— Begin SOURCE RECORDS —
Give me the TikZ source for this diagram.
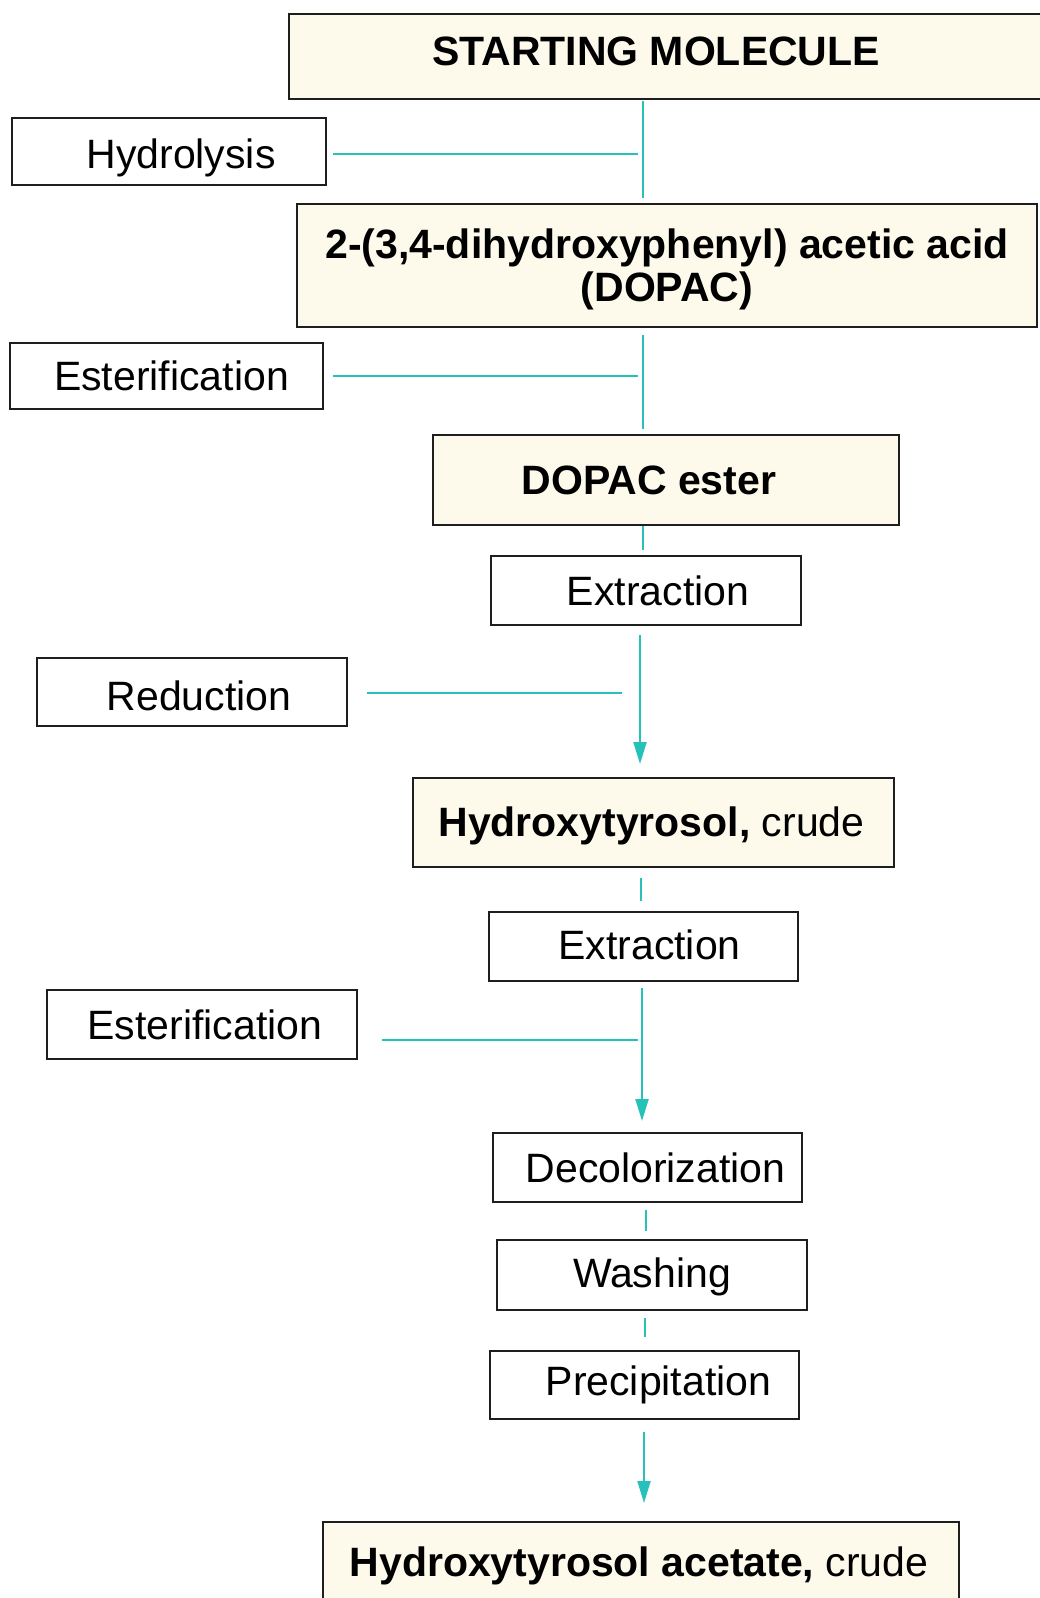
\documentclass[tikz,border=0pt]{standalone}
\usepackage{fontspec}
\setmainfont{Liberation Sans}
\usetikzlibrary{arrows.meta}
\definecolor{cream}{RGB}{253,250,236}
\definecolor{teal2}{RGB}{38,194,186}
\definecolor{edge}{RGB}{30,30,30}
\newcommand{\lowerby}[2]{\raisebox{-#1}[\height][\depth]{#2}}
\tikzset{
  base/.style={draw=edge, line width=2pt, inner sep=0pt, rectangle, anchor=center},
  mainbox/.style={base, fill=cream, font=\bfseries\fontsize{41}{43}\selectfont},
  stepbox/.style={base, fill=white, font=\fontsize{41}{43}\selectfont},
  link/.style={draw=teal2, line width=2.2pt},
  arr/.style={link, -{Triangle[length=22pt,width=13pt]}, teal2}
}
\begin{document}
\begin{tikzpicture}[x=1pt,y=-1pt]
\useasboundingbox (0,0) rectangle (1039,1598);
% nodes
\node[mainbox, minimum width=756pt, minimum height=85pt] (start) at (667,56.5) {\lowerby{-5pt}{STARTING MOLECULE}\hspace*{22pt}};
\node[stepbox, minimum width=314pt, minimum height=67pt] (hyd) at (169,151.5) {\hspace*{24pt}\lowerby{6pt}{Hydrolysis}};
\node[mainbox, minimum width=740pt, minimum height=123pt] (dopac) at (667,265.5) {\lowerby{6pt}{\begin{tabular}{@{}c@{}}2-(3,4-dihydroxyphenyl) acetic acid\\(DOPAC)\end{tabular}}};
\node[stepbox, minimum width=313pt, minimum height=66pt] (est1) at (166.5,376) {\hspace*{10pt}Esterification};
\node[mainbox, minimum width=466pt, minimum height=90pt] (ester) at (666,480) {DOPAC ester\hspace*{34pt}};
\node[stepbox, minimum width=310pt, minimum height=69pt] (ext1) at (646,590.5) {\hspace*{24pt}Extraction};
\node[stepbox, minimum width=310pt, minimum height=68pt] (red) at (192,692) {\hspace*{14pt}\lowerby{4pt}{Reduction}};
\node[mainbox, minimum width=481pt, minimum height=89pt] (crude) at (653.5,822.5) {\lowerby{3pt}{Hydroxytyrosol, \mdseries crude}\hspace*{4pt}};
\node[stepbox, minimum width=309pt, minimum height=69pt] (ext2) at (643.5,946.5) {\hspace*{12pt}\lowerby{-2pt}{Extraction}};
\node[stepbox, minimum width=310pt, minimum height=69pt] (est2) at (202,1024.5) {\hspace*{6pt}Esterification};
\node[stepbox, minimum width=309pt, minimum height=69pt] (decol) at (647.5,1167.5) {\hspace*{16pt}Decolorization};
\node[stepbox, minimum width=310pt, minimum height=70pt] (wash) at (652,1275) {\lowerby{2pt}{Washing}};
\node[stepbox, minimum width=309pt, minimum height=68pt] (prec) at (644.5,1385) {\hspace*{28pt}Precipitation};
\node[mainbox, minimum width=636pt, minimum height=84pt] (acet) at (641,1564) {\lowerby{2pt}{Hydroxytyrosol acetate, \mdseries crude}\hspace*{4pt}};
% trunk coordinates
\coordinate (t1) at (643,0);
\coordinate (t2) at (640,0);
\coordinate (t3) at (641,0);
\coordinate (t4) at (642,0);
\coordinate (t5) at (646,0);
\coordinate (t6) at (645,0);
\coordinate (t7) at (644,0);
\coordinate (j1) at (638,154);
\coordinate (j2) at (638,376);
\coordinate (j3) at (622,693);
\coordinate (j4) at (638,1040);
% connectors
\draw[link] ([yshift=-1pt]start.south -| t1) -- ([yshift=5pt]dopac.north -| t1);
\draw[link] ([xshift=6pt]hyd.east |- j1) -- (j1);
\draw[link] ([yshift=-7pt]dopac.south -| t1) -- ([yshift=5pt]ester.north -| t1);
\draw[link] ([xshift=9pt]est1.east |- j2) -- (j2);
\draw[link] (ester.south -| t1) -- ([yshift=5pt]ext1.north -| t1);
\draw[arr] ([yshift=-9pt]ext1.south -| t2) -- ([yshift=13pt]crude.north -| t2);
\draw[link] ([xshift=19pt]red.east |- j3) -- (j3);
\draw[link] ([yshift=-10pt]crude.south -| t3) -- ([yshift=10pt]ext2.north -| t3);
\draw[arr] ([yshift=-6pt]ext2.south -| t4) -- ([yshift=11pt]decol.north -| t4);
\draw[link] ([xshift=24pt]est2.east |- j4) -- (j4);
\draw[link] ([yshift=-7pt]decol.south -| t5) -- ([yshift=8pt]wash.north -| t5);
\draw[link] ([yshift=-7pt]wash.south -| t6) -- ([yshift=13pt]prec.north -| t6);
\draw[arr] ([yshift=-12pt]prec.south -| t7) -- ([yshift=18pt]acet.north -| t7);
\end{tikzpicture}
\end{document}
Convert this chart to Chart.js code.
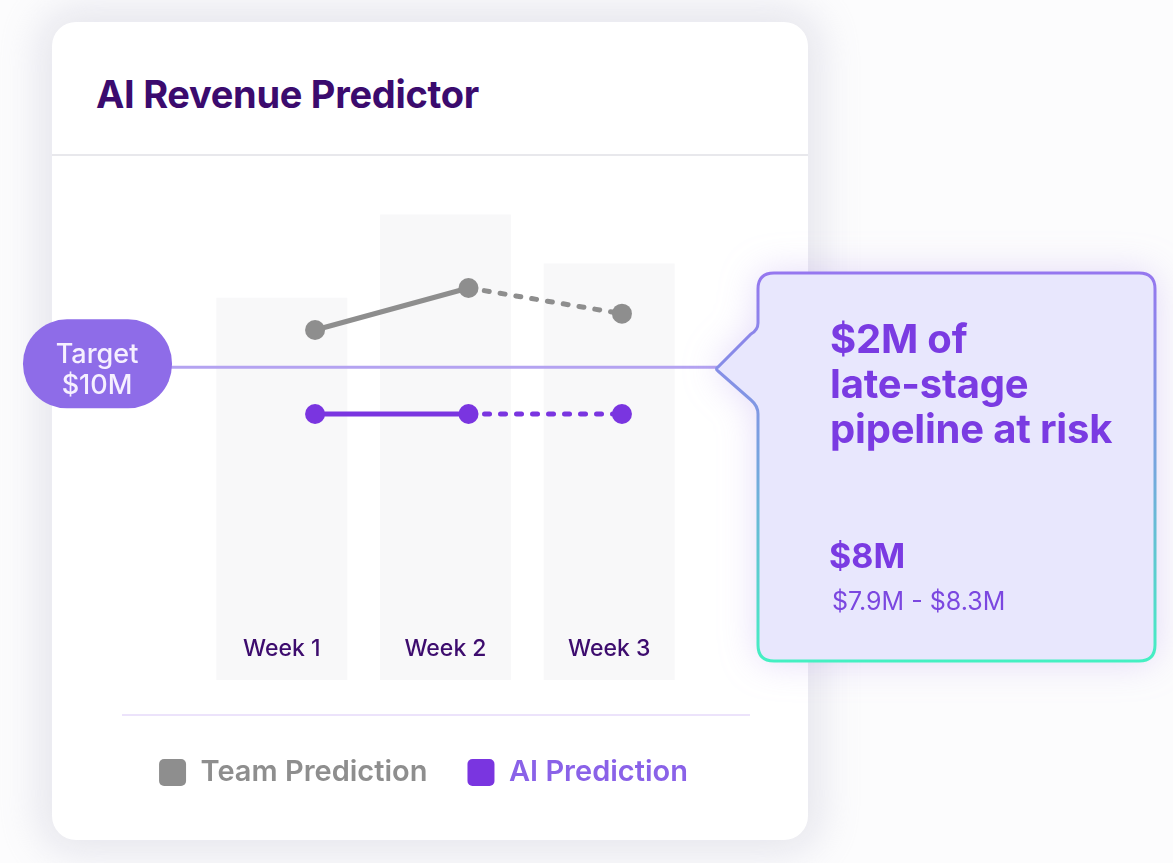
<!DOCTYPE html>
<html>
<head>
<meta charset="utf-8">
<script src="https://cdn.jsdelivr.net/npm/chart.js@4.4.1/dist/chart.umd.min.js"></script>
<style>
  html, body { margin: 0; padding: 0; }
  body {
    width: 1173px; height: 863px; overflow: hidden; position: relative;
    background: #fcfcfd; font-family: Inter, "Noto Sans", sans-serif;
  }
  .card {
    position: absolute; left: 52px; top: 22px; width: 756px; height: 818px;
    background: #fff; border-radius: 24px;
    box-shadow: 0 0 38px 14px rgba(205, 205, 220, 0.45);
  }
  .card h1 {
    position: absolute; left: 44px; top: 53px; margin: 0;
    font-size: 38px; line-height: 38px; font-weight: 700; letter-spacing: -0.3px;
    color: #3b0b6e;
  }
  .card .divider {
    position: absolute; left: 0; right: 0; top: 132px; height: 2px; background: #e8e8ec;
  }
  .card .sep {
    position: absolute; left: 70px; width: 628px; top: 692px; height: 2px; background: #ece3fb;
  }
  #chart { position: absolute; left: 0; top: 0; z-index: 1; }
  .callout { position: absolute; left: 700px; top: 260px; width: 473px; height: 420px; z-index: 2; }
  .callout svg { position: absolute; left: 0; top: 0; filter: drop-shadow(0 0 18px rgba(160, 130, 235, 0.28)); }
  .callout .risk {
    position: absolute; left: 130px; top: 56px; margin: 0; white-space: nowrap;
    font-size: 40px; line-height: 45px; font-weight: 700; color: #7a3be2; letter-spacing: -0.2px;
  }
  .callout .value {
    position: absolute; left: 129px; top: 279px;
    font-size: 34px; line-height: 34px; font-weight: 700; color: #7a3be2;
  }
  .callout .range {
    position: absolute; left: 132px; top: 329px;
    font-size: 25px; line-height: 25px; font-weight: 400; color: #7b47e0;
  }
</style>
</head>
<body>
<div class="card">
  <h1>AI Revenue Predictor</h1>
  <div class="divider"></div>
  <div class="sep"></div>
</div>
<canvas id="chart" width="1173" height="863"></canvas>
<div class="callout">
  <svg width="473" height="420" viewBox="0 0 473 420">
    <defs>
      <linearGradient id="edge" gradientUnits="userSpaceOnUse" x1="0" y1="13" x2="0" y2="401">
        <stop offset="0" stop-color="#9577ef"/>
        <stop offset="0.5" stop-color="#76a6de"/>
        <stop offset="1" stop-color="#44f0c2"/>
      </linearGradient>
    </defs>
    <path d="M 74 13 H 439 Q 455 13 455 29 V 385 Q 455 401 439 401 H 74 Q 58 401 58 385 V 154 Q 58 146 51 140 L 18 111 Q 15 109 18 107 L 51 74 Q 58 70 58 63 V 29 Q 58 13 74 13 Z"
          fill="#e8e7fd" stroke="url(#edge)" stroke-width="3"/>
  </svg>
  <p class="risk">$2M of<br>late-stage<br>pipeline at risk</p>
  <div class="value">$8M</div>
  <div class="range">$7.9M - $8.3M</div>
</div>

<script>
const weeks = ['Week 1', 'Week 2', 'Week 3'];
const columnHeights = [78, 95, 85];
const teamPrediction = [11.6, 13.4, 12.3];
const aiPrediction = [8, 8, 8];
const targetValue = 10;
const forecastFrom = 1; // segments after week 2 are forecast (dashed)

const gray = '#8e8e8e';
const purple = '#7a35e0';

function asPoints(values) {
    return values.map((v, i) => ({ x: i + 1, y: v }));
}

// target line with the pill label, placed on the y scale
const targetLine = {
    id: 'targetLine',
    afterDatasetsDraw(chart) {
        const ctx = chart.ctx;
        const y = chart.scales.y.getPixelForValue(targetValue);
        ctx.save();
        ctx.strokeStyle = '#b4a3f1';
        ctx.lineWidth = 3;
        ctx.beginPath();
        ctx.moveTo(150, y);
        ctx.lineTo(717, y);
        ctx.stroke();

        ctx.fillStyle = '#8e6ce8';
        ctx.beginPath();
        ctx.roundRect(23, y - 48, 149, 89, 44);
        ctx.fill();

        ctx.fillStyle = '#f6f0ff';
        ctx.font = '500 27px Inter';
        ctx.textAlign = 'center';
        ctx.fillText('Target', 97, y - 12);
        ctx.fillText('$' + targetValue + 'M', 97, y + 19);
        ctx.restore();
    }
};

// week names sit inside the columns, near their foot
const weekLabels = {
    id: 'weekLabels',
    afterDatasetsDraw(chart) {
        const ctx = chart.ctx;
        const x = chart.scales.x;
        ctx.save();
        ctx.fillStyle = '#3d0c6e';
        ctx.font = '500 23px Inter';
        ctx.textAlign = 'center';
        ctx.textBaseline = 'middle';
        x.getLabels().forEach((label, i) => {
            ctx.fillText(label, x.getPixelForTick(i), chart.chartArea.bottom - 31);
        });
        ctx.restore();
    }
};

const datasets = [
    {
        type: 'bar',
        label: 'columns',
        data: columnHeights,
        xAxisID: 'x',
        yAxisID: 'yBar',
        backgroundColor: '#f8f8f9',
        barPercentage: 0.8,
        categoryPercentage: 1,
        grouped: false,
        order: 3
    },
    {
        type: 'line',
        label: 'Team Prediction',
        data: asPoints(teamPrediction),
        xAxisID: 'x2',
        yAxisID: 'y',
        borderColor: gray,
        borderWidth: 5,
        borderCapStyle: 'round',
        pointRadius: 10,
        pointBackgroundColor: gray,
        pointBorderWidth: 0,
        segment: {
            borderDash: c => c.p0DataIndex >= forecastFrom ? [5, 11] : undefined
        },
        clip: false,
        order: 1
    },
    {
        type: 'line',
        label: 'AI Prediction',
        data: asPoints(aiPrediction),
        xAxisID: 'x2',
        yAxisID: 'y',
        borderColor: purple,
        borderWidth: 5,
        borderCapStyle: 'round',
        pointRadius: 10,
        pointBackgroundColor: purple,
        pointBorderWidth: 0,
        segment: {
            borderDash: c => c.p0DataIndex >= forecastFrom ? [5, 11] : undefined
        },
        clip: false,
        order: 0
    }
];

const legendColors = { 'Team Prediction': [gray, '#8e8e8e'], 'AI Prediction': [purple, '#8a62e8'] };

new Chart(document.getElementById('chart'), {
    type: 'line',
    data: { labels: weeks, datasets: datasets },
    options: {
        responsive: false,
        animation: false,
        layout: { padding: { left: 100, right: 426, top: 190, bottom: 66 } },
        scales: {
            x: {
                type: 'category',
                offset: true,
                stacked: true,
                grid: { display: false },
                border: { display: false },
                ticks: { display: false },
                afterFit: s => { s.height = 38; }
            },
            x2: { type: 'linear', display: false, offset: false, min: 0.25, max: 3.45 },
            y: {
                position: 'left',
                min: -3.4,
                max: 17.6,
                grid: { display: false },
                border: { display: false },
                ticks: { display: false },
                afterFit: s => { s.width = 100; }
            },
            yBar: {
                position: 'right',
                min: 0,
                max: 100,
                grid: { display: false },
                border: { display: false },
                ticks: { display: false },
                afterFit: s => { s.width = 56; }
            }
        },
        plugins: {
            tooltip: { enabled: false },
            legend: {
                position: 'bottom',
                align: 'center',
                labels: {
                    font: { family: 'Inter', size: 29, weight: 600 },
                    boxWidth: 27,
                    boxHeight: 27,
                    padding: 40,
                    useBorderRadius: true,
                    borderRadius: 5,
                    generateLabels: chart => chart.data.datasets
                        .map((ds, i) => ({ ds, i }))
                        .filter(o => o.ds.type === 'line')
                        .map(o => ({
                            text: o.ds.label,
                            fillStyle: legendColors[o.ds.label][0],
                            strokeStyle: legendColors[o.ds.label][0],
                            fontColor: legendColors[o.ds.label][1],
                            lineWidth: 0,
                            borderRadius: 5,
                            hidden: false,
                            datasetIndex: o.i
                        }))
                }
            }
        }
    },
    plugins: [targetLine, weekLabels]
});
</script>
</body>
</html>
— End SOURCE RECORDS —
**WORK TO COMPLETE**
Identify each line in the records above that contains the word "this", and copy it out in full.

**FINAL ANSWER**
Give me the TikZ source for this diagram.
Convert this chart to Chart.js code.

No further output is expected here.